DAO

Fed's Walsh: High Rates Longer – What It Means for Crypto's 'Last Mile'

IvyEagle

Over the past seven days, Bitcoin has shed nearly 6%, with Ethereum following close behind. The culprit isn't a failed upgrade or a hacked bridge—it's words. Federal Reserve Chair Walsh stated, "We hope for a more limited rise in inflation and a broader growth profile." A single sentence, yet it sends shivers through every risk asset portfolio. For the crypto faithful who believe we've decoupled from traditional macro, this is a cold shower. But is it really? Let's strip away the noise.

Walsh's statement is a masterclass in nuanced messaging. He isn't promising cuts; he's setting the stage for rates to stay higher for longer. The "limited rise in inflation" implies he sees sticky core services inflation—the kind that doesn't yield easily to rate hikes. Meanwhile, "broader growth" reveals a concern that the current expansion is lopsided: AI-driven tech and big finance are thriving, but manufacturing and small business are struggling. This is not a soft landing; it's a tightrope walk. For crypto, the immediate effect is a repricing of risk-premium. When the Fed signals it will keep its foot on the brake, liquidity dries up. Stablecoin balances on exchanges have dropped 12% in the last month, a sign that capital is rotating into short-term treasuries earning 5.5% with no volatility. The capital flows we saw earlier this year—the "digital gold" narrative—are being tested.

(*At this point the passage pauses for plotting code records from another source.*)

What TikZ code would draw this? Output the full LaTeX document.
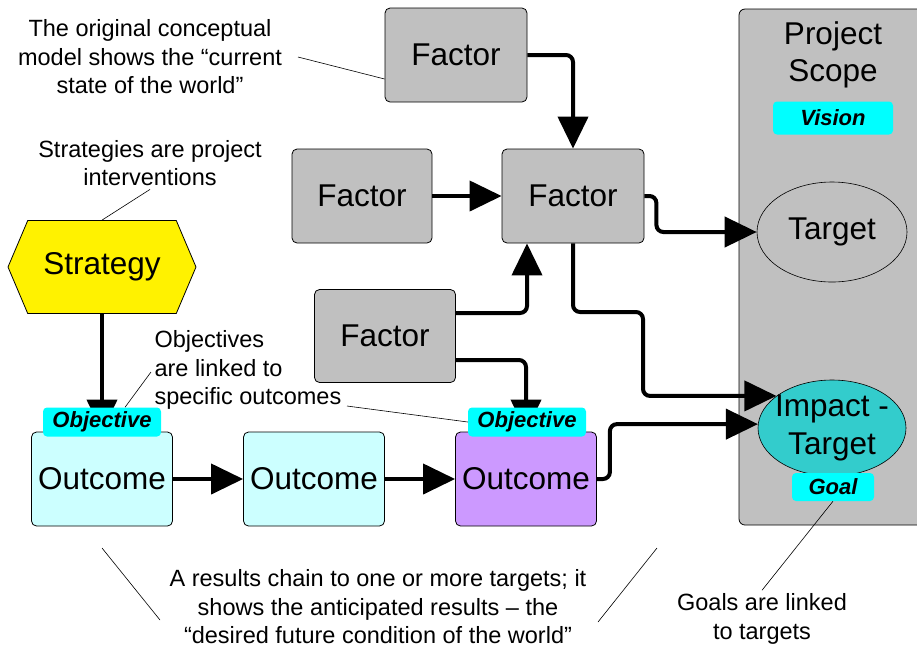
\documentclass[tikz,border=0pt]{standalone}
\usepackage{fontspec}
\setmainfont{Liberation Sans}
\usetikzlibrary{positioning}
\usetikzlibrary{calc}
\usetikzlibrary{arrows.meta,shapes.geometric,shapes.symbols}

\definecolor{factorgray}{HTML}{C0C0C0}
\definecolor{outcomecyan}{HTML}{CCFFFF}
\definecolor{outcomepurple}{HTML}{CC99FF}
\definecolor{impactteal}{HTML}{33CCCC}
\definecolor{tagcyan}{HTML}{00FFFF}

\begin{document}
\begin{tikzpicture}[x=1pt,y=-1pt,
  factor/.style={draw,line width=0.8pt,rounded corners=5pt,fill=factorgray,minimum width=142pt,minimum height=94pt,inner sep=0pt,font=\fontsize{31.5}{37}\selectfont},
  outcome/.style={factor,fill=outcomecyan,minimum width=141pt},
  tag/.style={fill=tagcyan,rounded corners=4pt,inner sep=0pt,minimum height=29pt,font=\fontsize{22}{26}\selectfont\bfseries\itshape},
  target/.style={ellipse,draw,line width=0.6pt,fill=factorgray,inner xsep=-8pt,inner ysep=-6pt,minimum width=150pt,minimum height=100pt,align=center,font=\fontsize{31.5}{38}\selectfont},
  note/.style={align=center,font=\fontsize{23.5}{28.5}\selectfont},
  flow/.style={line width=4pt,rounded corners=7pt,-{Triangle[length=32pt,width=30pt]}},
  pointer/.style={line width=0.6pt}]
\useasboundingbox (0,0) rectangle (917,657);

% project scope
\node[draw,line width=0.8pt,rounded corners=6pt,fill=factorgray,minimum width=190pt,minimum height=516pt](scope) at (834,267){};
\node[align=center,font=\fontsize{31.5}{37}\selectfont](scopetext) at (833,55){Project\\Scope};
\node[target](target) at (832,232){Target};
\node[target,fill=impactteal,minimum width=148pt,minimum height=96pt](impact) at (832,428){Impact -\\Target};

% factors
\node[factor](f1) at (456,55){Factor};
\node[factor,minimum width=140pt](f2) at (362,196){Factor};
\node[factor](f3) at (573,196){Factor};
\node[factor,minimum width=141pt,minimum height=93pt](f4) at (385,336){Factor};

% strategy and results chain
\node[draw,line width=0.8pt,fill=yellow,shape=signal,signal to=east and west,signal pointer angle=134,minimum width=188pt,minimum height=93pt,inner sep=0pt,font=\fontsize{31.5}{37}\selectfont](strat) at (102,267){Strategy};
\node[outcome](o1) at (102,479){Outcome};
\node[outcome](o2) at (314,479){Outcome};
\node[outcome,fill=outcomepurple](o3) at (526,479){Outcome};

\path
(f2.east) edge[flow] (f3.west)
(strat.south) edge[flow] (o1.north)
(o1.east) edge[flow] (o2.west)
(o2.east) edge[flow] (o3.west);
\draw[flow] (f1.east) -| (f3.north);
\draw[flow] ([yshift=23pt]f4.east) -| ([xshift=-46pt]f3.south);
\draw[flow] ([yshift=-24pt]f4.east) -| (o3.north);
\draw[flow] (f3.east) -- ++(12,0) |- (target.west);
\draw[flow] (f3.south) |- (643,312) |- (impact.150);
\draw[flow] (o3.east) -- ++(13,0) |- (impact.177);

% tags
\node[tag,minimum width=118pt](obj1) at (102,422){Objective};
\node[tag,minimum width=118pt](obj2) at (527,422){Objective};
\node[tag,minimum width=120pt,minimum height=33pt](vision) at (833,118){Vision};
\node[tag,minimum width=82pt,minimum height=28pt](goal) at (833,487){Goal};

% notes
\node[note](noteworld) at (150,57){The original conceptual\\model shows the “current\\state of the world”};
\node[note](notestrat) at (150,163){Strategies are project\\interventions};
\node[note,align=left,anchor=west](noteobj) at (151,370){Objectives\\are linked to\\specific outcomes};
\node[note](notechain) at (378,607){A results chain to one or more targets; it\\shows the anticipated results – the\\“desired future condition of the world”};
\node[note](notegoal) at (762,619){Goals are linked\\to targets};

\coordinate (worldend) at (298,57);
\coordinate (objend) at (347,406);
\coordinate (chainA) at (102,548);
\coordinate (chainB) at (160,620);
\coordinate (chainC) at (657,548);
\coordinate (chainD) at (598,622);

\draw[pointer] (worldend) -- ([yshift=-24pt]f1.west);
\draw[pointer] (notestrat.south) -- (strat.north);
\draw[pointer] ([yshift=-2pt]noteobj.west) -- ([xshift=23pt]obj1.north);
\draw[pointer] (objend) -- (obj2.west);
\draw[pointer] (chainA) -- (chainB);
\draw[pointer] (chainC) -- (chainD);
\draw[pointer] (goal.south) -- (notegoal.north);
\end{tikzpicture}
\end{document}
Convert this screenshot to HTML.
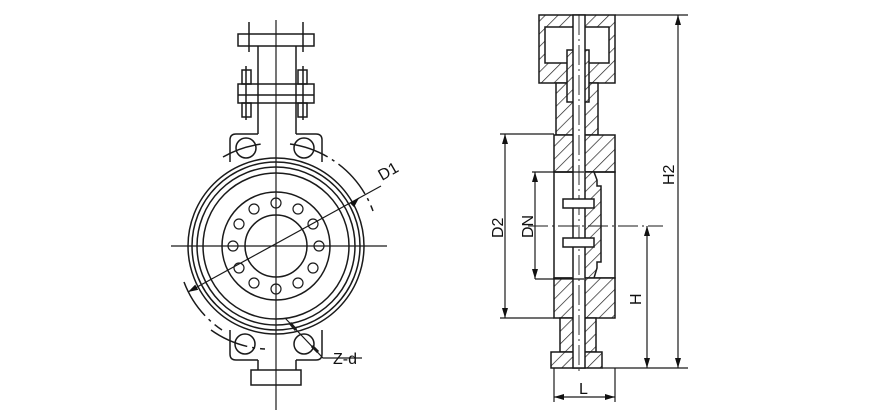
<!DOCTYPE html>
<html><head><meta charset="utf-8"><style>
html,body{margin:0;padding:0;background:#fff;}
svg{display:block;}
text{font-family:"Liberation Sans",sans-serif;fill:#111;}
</style></head><body>
<svg width="890" height="419" viewBox="0 0 890 419" xmlns="http://www.w3.org/2000/svg">
<defs>
<pattern id="h" patternUnits="userSpaceOnUse" width="9" height="9" patternTransform="rotate(45)">
<rect width="9" height="9" fill="#fff"/><line x1="0" y1="0" x2="0" y2="9" stroke="#222" stroke-width="1.4"/>
</pattern>
<marker id="a" markerWidth="10" markerHeight="6" refX="10" refY="3" orient="auto-start-reverse" markerUnits="userSpaceOnUse"><path d="M0,0 L10,3 L0,6 z" fill="#111"/></marker>
</defs>
<g fill="none" stroke="#1a1a1a" stroke-width="1.5">
<!-- LEFT VIEW -->
<rect x="238" y="34" width="76" height="12" fill="#fff"/>
<line x1="249" y1="22" x2="249" y2="52"/><line x1="303" y1="22" x2="303" y2="52"/>
<line x1="258" y1="46" x2="258" y2="134"/><line x1="296" y1="46" x2="296" y2="134"/>
<rect x="238" y="84" width="76" height="19"/><line x1="238" y1="95" x2="314" y2="95"/>
<rect x="242" y="70" width="9" height="14"/><rect x="298" y="70" width="9" height="14"/>
<rect x="242" y="103" width="9" height="14"/><rect x="298" y="103" width="9" height="14"/>
<line x1="246" y1="66" x2="246" y2="120"/><line x1="303" y1="66" x2="303" y2="120"/>
<path d="M258,134 H236 Q230,134 230,140 V162"/><path d="M296,134 H316 Q322,134 322,140 V162"/>
<circle cx="246" cy="148" r="10"/><circle cx="304" cy="148" r="10"/>
<path d="M258,360 H236 Q230,360 230,354 V330"/><path d="M296,360 H316 Q322,360 322,354 V330"/>
<circle cx="245" cy="344" r="10"/><circle cx="304" cy="344" r="10"/>
<line x1="258" y1="360" x2="258" y2="370"/><line x1="296" y1="360" x2="296" y2="370"/>
<rect x="251" y="370" width="50" height="15" fill="#fff"/>
<circle cx="276" cy="246" r="88" fill="#fff"/>
<circle cx="276" cy="246" r="84"/>
<circle cx="276" cy="246" r="79"/>
<circle cx="276" cy="246" r="73"/>
<circle cx="276" cy="246" r="54"/>
<circle cx="276" cy="246" r="31"/>
<g stroke-width="1.2">
<circle cx="319" cy="246" r="5"/><circle cx="313" cy="224" r="5"/><circle cx="298" cy="209" r="5"/>
<circle cx="276" cy="203" r="5"/><circle cx="254" cy="209" r="5"/><circle cx="239" cy="224" r="5"/>
<circle cx="233" cy="246" r="5"/><circle cx="239" cy="268" r="5"/><circle cx="254" cy="283" r="5"/>
<circle cx="276" cy="289" r="5"/><circle cx="298" cy="283" r="5"/><circle cx="313" cy="268" r="5"/>
</g>
<line x1="276" y1="20" x2="276" y2="410" stroke-width="1.2"/>
<line x1="171" y1="246" x2="387" y2="246" stroke-width="1.2"/>
<path d="M223,157 A103,103 0 0 1 262,144" stroke-dasharray="40 5 3 5"/>
<path d="M290,144 A103,103 0 0 1 373,211" stroke-dasharray="40 5 3 5"/>
<path d="M184,282 A100,100 0 0 0 222,330" stroke-dasharray="40 5 3 5"/>
<path d="M211,330 A103,103 0 0 0 265,349" stroke-dasharray="40 5 3 5"/>
<line x1="188" y1="292" x2="381" y2="186" marker-start="url(#a)" stroke-width="1.2"/>
<line x1="358" y1="199" x2="359" y2="198" marker-end="url(#a)" stroke-width="1.2"/>
<polyline points="285,318 323,358 362,358" stroke-width="1.2"/>
<line x1="290" y1="323" x2="296" y2="330" stroke-width="3"/>
<line x1="312" y1="346" x2="318" y2="352" stroke-width="3"/>
<!-- RIGHT VIEW -->
<rect x="539" y="15" width="76" height="68" fill="url(#h)"/>
<rect x="545" y="27" width="64" height="36" fill="#fff"/>
<rect x="556" y="83" width="42" height="52" fill="url(#h)"/>
<rect x="567" y="50" width="22" height="52" fill="url(#h)"/>
<rect x="554" y="135" width="61" height="37" fill="url(#h)"/>
<rect x="554" y="172" width="61" height="106"/>
<path d="M584,172 H594 L597,180 V186 H601 V262 H597 V268 L594,278 H584 Z" fill="url(#h)"/>
<rect x="554" y="278" width="61" height="40" fill="url(#h)"/>
<rect x="560" y="318" width="36" height="34" fill="url(#h)"/>
<rect x="551" y="352" width="51" height="16" fill="url(#h)"/>
<rect x="573" y="15" width="12" height="353" fill="#fff"/>
<line x1="579" y1="15" x2="579" y2="375" stroke-width="0.9" stroke-dasharray="20 4 2 4"/>
<rect x="563" y="199" width="31" height="9" fill="#fff"/>
<rect x="563" y="238" width="31" height="9" fill="#fff"/>
<line x1="528" y1="226" x2="663" y2="226" stroke-width="0.9" stroke-dasharray="20 4 2 4"/>
<!-- dims -->
<g stroke-width="1.2">
<line x1="615" y1="15" x2="688" y2="15"/>
<line x1="602" y1="368" x2="688" y2="368"/>
<line x1="678" y1="15" x2="678" y2="368" marker-start="url(#a)" marker-end="url(#a)"/>
<line x1="647" y1="226" x2="647" y2="368" marker-start="url(#a)" marker-end="url(#a)"/>
<line x1="500" y1="134" x2="554" y2="134"/>
<line x1="500" y1="318" x2="554" y2="318"/>
<line x1="505" y1="134" x2="505" y2="318" marker-start="url(#a)" marker-end="url(#a)"/>
<line x1="532" y1="172" x2="584" y2="172"/>
<line x1="535" y1="279" x2="584" y2="279"/>
<line x1="535" y1="172" x2="535" y2="279" marker-start="url(#a)" marker-end="url(#a)"/>
<line x1="554" y1="368" x2="554" y2="402"/>
<line x1="615" y1="368" x2="615" y2="402"/>
<line x1="554" y1="397" x2="615" y2="397" marker-start="url(#a)" marker-end="url(#a)"/>
</g>
</g>
<g stroke="none" font-size="16">
<text x="0" y="0" transform="translate(382,181) rotate(-30)">D1</text>
<text x="333" y="364">Z-d</text>
<text x="0" y="0" transform="translate(503,238) rotate(-90)">D2</text>
<text x="0" y="0" transform="translate(533,238) rotate(-90)">DN</text>
<text x="0" y="0" transform="translate(641,305) rotate(-90)">H</text>
<text x="0" y="0" transform="translate(674,185) rotate(-90)">H2</text>
<text x="579" y="394">L</text>
</g>
</svg>
</body></html>
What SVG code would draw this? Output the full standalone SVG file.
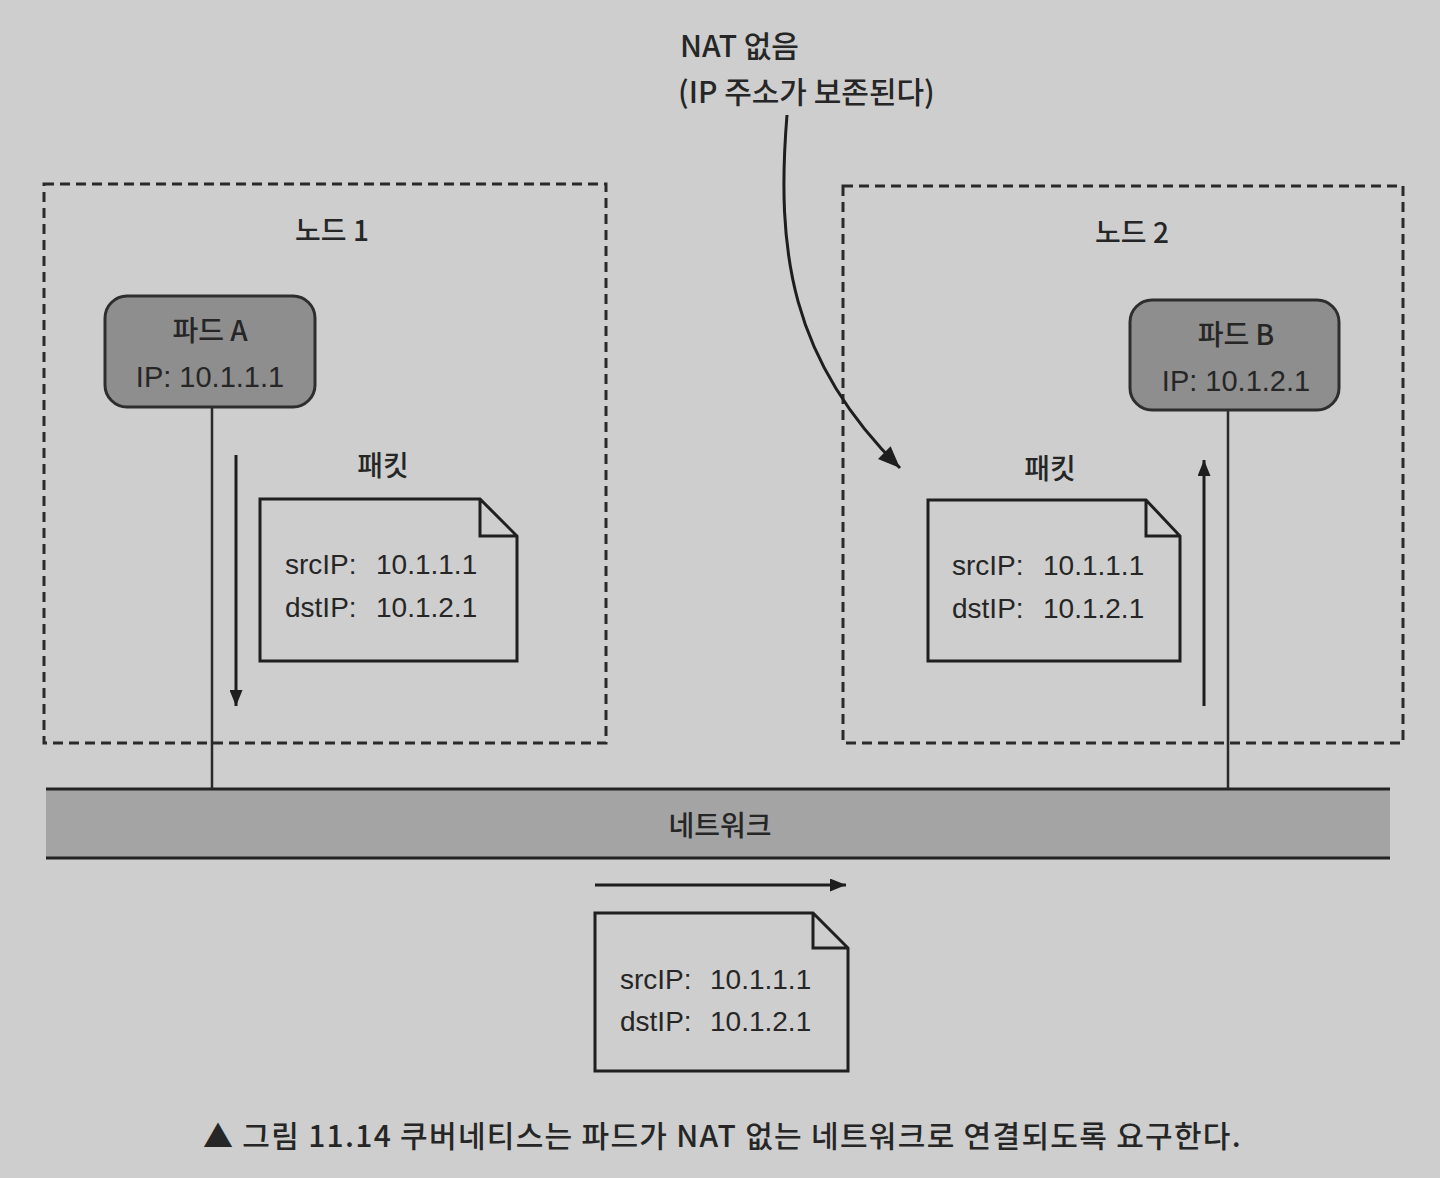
<svg xmlns="http://www.w3.org/2000/svg" width="1440" height="1178" viewBox="0 0 1440 1178">
  <defs>
    <marker id="tri" viewBox="0 0 10 10" refX="10" refY="5" markerWidth="16" markerHeight="13" markerUnits="userSpaceOnUse" orient="auto" preserveAspectRatio="none">
      <path d="M0,0 L10,5 L0,10 z" fill="#1e1e1e"/>
    </marker>
    <marker id="triBig" viewBox="0 0 10 10" refX="10" refY="5" markerWidth="22" markerHeight="18" markerUnits="userSpaceOnUse" orient="auto" preserveAspectRatio="none">
      <path d="M0,0 L10,5 L0,10 z" fill="#1e1e1e"/>
    </marker>
    <style>
      .t { font-family: "Liberation Sans", "Noto Sans CJK KR", sans-serif; fill: #262626; }
      .k { font-family: "Noto Sans CJK KR", "Liberation Sans", sans-serif; fill: #262626; font-weight: 500; }
      .node { fill: none; stroke: #2a2a2a; stroke-width: 3; stroke-dasharray: 10 6; }
      .pod { fill: #8e8e8e; stroke: #2e2e2e; stroke-width: 3; }
      .doc { fill: none; stroke: #1f1f1f; stroke-width: 3; }
      .wire { fill: none; stroke: #2a2a2a; stroke-width: 2.5; }
      .arr { fill: none; stroke: #1e1e1e; stroke-width: 3; }
    </style>
  </defs>
  <rect x="0" y="0" width="1440" height="1178" fill="#cecece"/>

  <g id="network">
    <rect x="46" y="789" width="1344" height="69" fill="#a4a4a4"/>
    <line x1="46" y1="789" x2="1390" y2="789" stroke="#222" stroke-width="3"/>
    <line x1="46" y1="858" x2="1390" y2="858" stroke="#222" stroke-width="3"/>
    <text class="k" x="720" y="836" font-size="28" text-anchor="middle">네트워크</text>
  </g>

  <g id="node1">
    <rect class="node" x="44" y="184" width="562" height="559"/>
    <text class="k" x="332" y="241" font-size="28" text-anchor="middle">노드 1</text>
  </g>

  <g id="node2">
    <rect class="node" x="843" y="186" width="560" height="557"/>
    <text class="k" x="1132" y="243" font-size="28" text-anchor="middle">노드 2</text>
  </g>

  <g id="connectors">
    <line class="wire" x1="212" y1="407" x2="212" y2="789"/>
    <line class="wire" x1="1228" y1="410" x2="1228" y2="789"/>
    <line class="arr" x1="236" y1="455" x2="236" y2="706" marker-end="url(#tri)"/>
    <line class="arr" x1="1204" y1="706" x2="1204" y2="460" marker-end="url(#tri)"/>
    <line class="arr" x1="595" y1="885" x2="846" y2="885" marker-end="url(#tri)"/>
    <path class="arr" d="M787,115 C776,250 790,360 900,468" stroke-width="2.5" marker-end="url(#triBig)"/>
  </g>

  <g id="podA">
    <rect class="pod" x="105" y="296" width="210" height="111" rx="22"/>
    <text class="k" x="210" y="341" font-size="28" text-anchor="middle">파드 A</text>
    <text class="t" x="210" y="387" font-size="29" text-anchor="middle">IP: 10.1.1.1</text>
  </g>

  <g id="podB">
    <rect class="pod" x="1130" y="300" width="209" height="110" rx="22"/>
    <text class="k" x="1236" y="345" font-size="28" text-anchor="middle">파드 B</text>
    <text class="t" x="1236" y="391" font-size="29" text-anchor="middle">IP: 10.1.2.1</text>
  </g>

  <g id="packet1">
    <text class="k" x="383" y="476" font-size="28" text-anchor="middle">패킷</text>
    <path class="doc" d="M260,499 H480 L517,536 V661 H260 Z M480,499 V536 H517"/>
    <text class="t" x="285" y="574" font-size="28">srcIP:<tspan x="376">10.1.1.1</tspan></text>
    <text class="t" x="285" y="617" font-size="28">dstIP:<tspan x="376">10.1.2.1</tspan></text>
  </g>

  <g id="packet2">
    <text class="k" x="1050" y="479" font-size="28" text-anchor="middle">패킷</text>
    <path class="doc" d="M928,500 H1146 L1180,536 V661 H928 Z M1146,500 V536 H1180"/>
    <text class="t" x="952" y="575" font-size="28">srcIP:<tspan x="1043">10.1.1.1</tspan></text>
    <text class="t" x="952" y="618" font-size="28">dstIP:<tspan x="1043">10.1.2.1</tspan></text>
  </g>

  <g id="packet3">
    <path class="doc" d="M595,913 H813 L848,948 V1071 H595 Z M813,913 V948 H848"/>
    <text class="t" x="620" y="989" font-size="28">srcIP:<tspan x="710">10.1.1.1</tspan></text>
    <text class="t" x="620" y="1031" font-size="28">dstIP:<tspan x="710">10.1.2.1</tspan></text>
  </g>

  <g id="nat-label">
    <text class="k" x="680" y="57" font-size="30">NAT 없음</text>
    <text class="k" x="678" y="103" font-size="30">(IP 주소가 보존된다)</text>
  </g>

  <g id="caption">
    <text class="k" x="203" y="1147" font-size="30" font-weight="bold" letter-spacing="1.3">▲ 그림 11.14 쿠버네티스는 파드가 NAT 없는 네트워크로 연결되도록 요구한다.</text>
  </g>
</svg>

But here's where the core analysis gets interesting. High rates don't just suppress crypto prices; they reshape the DeFi landscape. During the 2021 bull run, DeFi yields were astronomical because the base rate was near zero. Today, with the Fed's policy rate at 5.25-5.50%, a lending protocol like Aave offers nothing close to that—unless you take on significant risk. Many experienced users have migrated their capital to traditional money markets. Yet, I've observed an interesting shift: demand for stablecoin yields on decentralized protocols has actually grown among sophisticated users. Why? Because they anticipate the Fed will eventually cut, and they want to lock in yield now. The contrarian angle is this: a prolonged high-rate environment actually favors protocols that offer sustainable, risk-adjusted yields. It forces innovation—like fixed-rate lending and concentrated liquidity pools—rather than the unsustainable 1000% farms of the past. The 'last mile' of inflation is brutal for hype, but it's fertile ground for building resilient infrastructure.

Let's challenge the prevailing bearish narrative. Most analysts say "high rates = crypto winter." But look at the data: during the last 18 months of high rates (2022-2023), the groundwork for scaling solutions like layer-2s was laid. Ethereum's transition to proof-of-stake happened under a tightening cycle. The market is a 'great filter'—it separates speculative noise from genuine technology. Walsh's words are a signal that the macro environment will remain challenging, but that also means the projects that survive this period will have proven their utility without cheap money. Community is not a user base; it is a shared soul. Those building real communities and onboarding non-speculative users will emerge stronger. I've personally seen this with a DeFi education group I started in Denver—during the bear, engagement grew 300% because people wanted to learn how to manage risk, not chase pumps.

We must also consider the impact on layer-2 centralization. If rates stay high, capital becomes scarce, and the pressure on sequencers to remain cheap and efficient intensifies. Most L2s today still rely on centralized sequencers. The 'decentralized sequencing' promise has been a PowerPoint slide for nearly two years. High rates might accelerate the need for truly decentralized solutions, because centralized sequencers become points of failure when liquidity dries up. I've audited several rollup projects; the economic security of a centralized sequencer is fine in a bull market, but in a prolonged high-rate environment, the opportunity cost of running a trusted setup becomes a liability. This is the hidden layer of the macro-crypto relationship.

In the end, Walsh's speech is not a death sentence for crypto—it's a maturity test. We build not for the token, but for the tribe. The tribe that understands this moment is not about racing to the next altcoin, but about educating, building, and preparing for the next expansion. The 'last mile' of inflation might be the longest, but it's also the most educational. The question every builder should ask: Are you creating systems that thrive in any rate environment, or just betting on cheap money's return?